Ahh yep - the plan is to only display tweets from the school's account - access to which is carefully guarded.
That said, for Twitter image content analysis using Node-RED, this excellent IBM guide covers the subject with working examples. Uses Watson Visual Recognition. See page 17.
(This should be interesting for any Node-RED enthusiast...)
EDIT TO ADD: also it seems there's a possibly_sensitive tag, it seems Twitter kindly analyse the tweet already
While not 100% Node-RED, IFTTT has a twitter interface. I use it to keep copies of all of my own tweets, replies, and likes to files on my Google Drive.
I'm no Twitter API expert but I think the following API may be what you want - just watch out for the call limits.
The twitter node we have uses streaming so that's a start.
I did build a wordcloud driven by tweets once upon a time, that was used as a screensaver in a lab. Worked quite nice as the key word was automatically the largest word in the cloud it showed what was going on "around" that topic. It refreshed whenever new messages arrived and got added to the counts (and removed so it never got too big).
Actually I think I made a node for it somewhere but never published it.
So my solution so far is to get the multiple tweet attachments, download them and store to disk using the filename created by twitter for the sake of ease, and then store the display text and an array of filenames in a global context object. Pretty much done that now, and next I plan to grapple with the dashboard to update directly from the local "cache" of tweets.
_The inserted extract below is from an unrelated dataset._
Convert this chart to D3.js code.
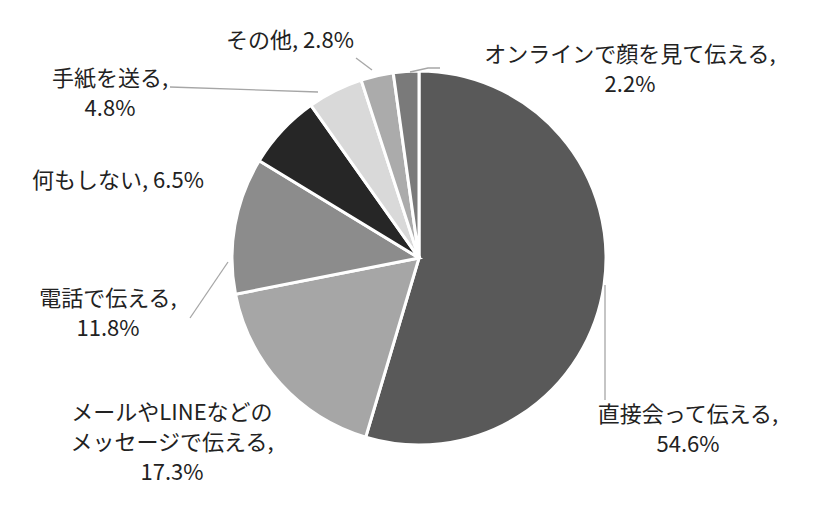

Seems better that way, at least we can reliably have x number of tweets displayed at any time. (On the basis of the fact that x number have been tweeted since the flow was installed...)
Will post back my solution here when it's finished.
If you pick an oauth 2 contrib node you can interact quite easily with the twitter API. The rate limiting is so high you won’t have to worry about that for your project. Last Christmas I wrote a blog post where I referenced the twitter API docs, calling them a sight for sore eyes. I still think that. They’re complete, easy to use and incredible well explained. Might take some getting used to the format, but most of all both the API itself as well as the API docs are very consistent.
@TotallyInformation is correct though, that’s exactly the endpoint you need. And by setting the since_id you can restrict it in getting results you haven’t seen yet. Merge that with what you keep stored. Then you can filter that results array to only keep the latest N tweets.